WHAT IS REQUIRED >> Take every line where the string "matplotlib" appears and copy it.
********
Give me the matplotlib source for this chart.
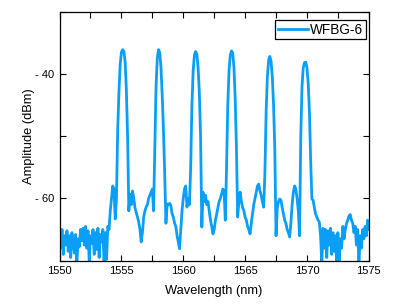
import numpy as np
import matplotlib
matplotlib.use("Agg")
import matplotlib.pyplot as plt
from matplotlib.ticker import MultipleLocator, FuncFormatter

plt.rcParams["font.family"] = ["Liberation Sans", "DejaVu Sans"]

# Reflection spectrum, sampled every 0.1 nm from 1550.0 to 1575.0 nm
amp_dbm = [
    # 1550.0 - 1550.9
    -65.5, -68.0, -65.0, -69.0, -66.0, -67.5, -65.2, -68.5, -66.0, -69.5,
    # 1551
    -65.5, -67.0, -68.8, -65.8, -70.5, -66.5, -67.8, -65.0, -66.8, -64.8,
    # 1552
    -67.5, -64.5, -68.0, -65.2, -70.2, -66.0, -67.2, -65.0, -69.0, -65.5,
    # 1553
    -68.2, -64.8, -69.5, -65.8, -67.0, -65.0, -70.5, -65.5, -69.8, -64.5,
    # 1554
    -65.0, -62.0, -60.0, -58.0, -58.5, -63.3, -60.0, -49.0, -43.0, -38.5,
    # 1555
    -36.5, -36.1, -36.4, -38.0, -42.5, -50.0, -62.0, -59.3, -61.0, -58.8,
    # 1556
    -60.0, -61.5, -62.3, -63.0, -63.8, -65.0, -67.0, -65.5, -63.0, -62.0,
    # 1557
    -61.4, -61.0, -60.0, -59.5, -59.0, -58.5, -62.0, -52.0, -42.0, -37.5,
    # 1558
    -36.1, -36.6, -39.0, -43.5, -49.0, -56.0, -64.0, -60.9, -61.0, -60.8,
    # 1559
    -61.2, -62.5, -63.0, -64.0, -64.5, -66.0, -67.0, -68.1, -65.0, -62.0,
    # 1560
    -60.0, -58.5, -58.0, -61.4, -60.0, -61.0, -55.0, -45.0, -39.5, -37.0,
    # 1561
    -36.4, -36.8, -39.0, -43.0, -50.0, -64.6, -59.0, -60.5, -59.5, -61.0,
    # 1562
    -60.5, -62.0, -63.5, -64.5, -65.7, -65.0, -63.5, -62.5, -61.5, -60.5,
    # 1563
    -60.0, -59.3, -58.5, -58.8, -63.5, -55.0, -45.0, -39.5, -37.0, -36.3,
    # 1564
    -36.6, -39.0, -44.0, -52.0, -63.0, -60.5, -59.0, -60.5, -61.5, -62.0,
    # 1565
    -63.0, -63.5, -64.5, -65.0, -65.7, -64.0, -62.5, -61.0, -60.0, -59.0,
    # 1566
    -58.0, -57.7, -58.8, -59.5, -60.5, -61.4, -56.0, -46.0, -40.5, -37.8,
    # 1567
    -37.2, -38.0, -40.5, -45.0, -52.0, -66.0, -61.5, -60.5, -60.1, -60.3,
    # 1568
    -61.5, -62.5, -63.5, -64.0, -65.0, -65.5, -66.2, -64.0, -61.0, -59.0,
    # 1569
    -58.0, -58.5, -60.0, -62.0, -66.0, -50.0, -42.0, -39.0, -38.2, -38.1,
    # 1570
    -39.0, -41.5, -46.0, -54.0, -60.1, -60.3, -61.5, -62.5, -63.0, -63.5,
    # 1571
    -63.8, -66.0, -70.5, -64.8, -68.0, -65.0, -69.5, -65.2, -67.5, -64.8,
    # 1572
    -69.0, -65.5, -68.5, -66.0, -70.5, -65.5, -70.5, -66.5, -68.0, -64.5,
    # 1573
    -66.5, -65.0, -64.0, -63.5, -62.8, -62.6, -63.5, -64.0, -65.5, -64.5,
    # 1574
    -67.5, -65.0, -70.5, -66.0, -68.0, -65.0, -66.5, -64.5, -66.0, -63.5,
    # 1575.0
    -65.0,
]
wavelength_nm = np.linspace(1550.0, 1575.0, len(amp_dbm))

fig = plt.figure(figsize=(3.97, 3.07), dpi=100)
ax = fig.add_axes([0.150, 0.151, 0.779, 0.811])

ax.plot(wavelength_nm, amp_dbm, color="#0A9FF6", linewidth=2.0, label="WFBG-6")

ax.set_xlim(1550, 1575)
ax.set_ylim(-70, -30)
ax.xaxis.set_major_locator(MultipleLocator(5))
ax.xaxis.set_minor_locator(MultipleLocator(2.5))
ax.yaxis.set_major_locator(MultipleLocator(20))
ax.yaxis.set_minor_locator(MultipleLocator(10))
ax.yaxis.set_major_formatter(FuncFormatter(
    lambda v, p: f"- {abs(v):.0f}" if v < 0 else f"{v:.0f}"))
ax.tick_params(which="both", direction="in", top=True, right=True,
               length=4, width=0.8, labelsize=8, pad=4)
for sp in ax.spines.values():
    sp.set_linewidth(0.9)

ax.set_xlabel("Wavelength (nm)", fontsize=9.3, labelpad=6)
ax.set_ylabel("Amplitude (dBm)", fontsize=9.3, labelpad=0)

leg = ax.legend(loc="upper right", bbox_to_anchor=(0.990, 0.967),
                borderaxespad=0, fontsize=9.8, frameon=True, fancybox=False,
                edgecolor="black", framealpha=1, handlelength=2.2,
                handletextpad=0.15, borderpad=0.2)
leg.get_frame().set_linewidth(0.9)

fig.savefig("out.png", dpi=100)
********
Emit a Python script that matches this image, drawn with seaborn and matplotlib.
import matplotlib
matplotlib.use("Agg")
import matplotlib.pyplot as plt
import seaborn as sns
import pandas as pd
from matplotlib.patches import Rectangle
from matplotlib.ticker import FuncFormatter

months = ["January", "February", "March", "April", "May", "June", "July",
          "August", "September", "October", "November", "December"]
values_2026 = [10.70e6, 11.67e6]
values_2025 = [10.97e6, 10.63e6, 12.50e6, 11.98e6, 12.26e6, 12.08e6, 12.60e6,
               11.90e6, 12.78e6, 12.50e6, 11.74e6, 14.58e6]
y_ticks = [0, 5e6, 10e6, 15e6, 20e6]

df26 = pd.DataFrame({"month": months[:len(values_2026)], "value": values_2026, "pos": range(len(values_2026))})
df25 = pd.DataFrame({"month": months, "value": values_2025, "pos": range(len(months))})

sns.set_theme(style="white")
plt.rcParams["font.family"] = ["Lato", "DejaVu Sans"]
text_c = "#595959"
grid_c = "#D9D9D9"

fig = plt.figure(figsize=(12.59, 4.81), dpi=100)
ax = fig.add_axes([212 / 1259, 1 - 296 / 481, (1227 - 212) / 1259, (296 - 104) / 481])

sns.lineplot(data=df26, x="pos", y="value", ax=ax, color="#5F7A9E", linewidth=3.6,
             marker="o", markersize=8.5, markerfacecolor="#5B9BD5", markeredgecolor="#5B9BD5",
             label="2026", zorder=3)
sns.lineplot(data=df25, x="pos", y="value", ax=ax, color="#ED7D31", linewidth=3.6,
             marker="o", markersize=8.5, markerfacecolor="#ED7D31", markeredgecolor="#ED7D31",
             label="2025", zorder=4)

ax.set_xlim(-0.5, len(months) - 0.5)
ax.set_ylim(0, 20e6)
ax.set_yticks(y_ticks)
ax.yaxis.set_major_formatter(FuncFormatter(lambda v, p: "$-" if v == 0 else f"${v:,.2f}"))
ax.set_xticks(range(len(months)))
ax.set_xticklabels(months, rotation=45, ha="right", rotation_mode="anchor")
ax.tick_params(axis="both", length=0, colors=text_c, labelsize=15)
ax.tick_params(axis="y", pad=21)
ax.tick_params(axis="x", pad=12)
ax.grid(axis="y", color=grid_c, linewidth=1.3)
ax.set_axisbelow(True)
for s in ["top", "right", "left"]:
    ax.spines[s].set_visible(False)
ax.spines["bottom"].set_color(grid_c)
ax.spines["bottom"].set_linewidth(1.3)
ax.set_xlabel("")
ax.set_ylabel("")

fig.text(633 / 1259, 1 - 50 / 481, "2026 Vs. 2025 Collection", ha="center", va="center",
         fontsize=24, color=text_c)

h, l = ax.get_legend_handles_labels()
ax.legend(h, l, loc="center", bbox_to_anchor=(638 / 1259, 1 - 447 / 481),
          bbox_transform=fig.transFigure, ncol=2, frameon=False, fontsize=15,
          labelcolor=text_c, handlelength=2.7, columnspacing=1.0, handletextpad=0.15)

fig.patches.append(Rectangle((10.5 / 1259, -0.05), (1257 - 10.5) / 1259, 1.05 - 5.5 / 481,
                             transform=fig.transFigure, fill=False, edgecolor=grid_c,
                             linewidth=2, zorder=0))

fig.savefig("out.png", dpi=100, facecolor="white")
********
EXPECTED OUTPUT >>
Give me the matplotlib source for this chart.
import matplotlib
matplotlib.use("Agg")
import matplotlib.pyplot as plt
from matplotlib.ticker import MultipleLocator, FuncFormatter
Emit a Python script that matches this image, drawn with seaborn and matplotlib.
import matplotlib
matplotlib.use("Agg")
import matplotlib.pyplot as plt
from matplotlib.patches import Rectangle
from matplotlib.ticker import FuncFormatter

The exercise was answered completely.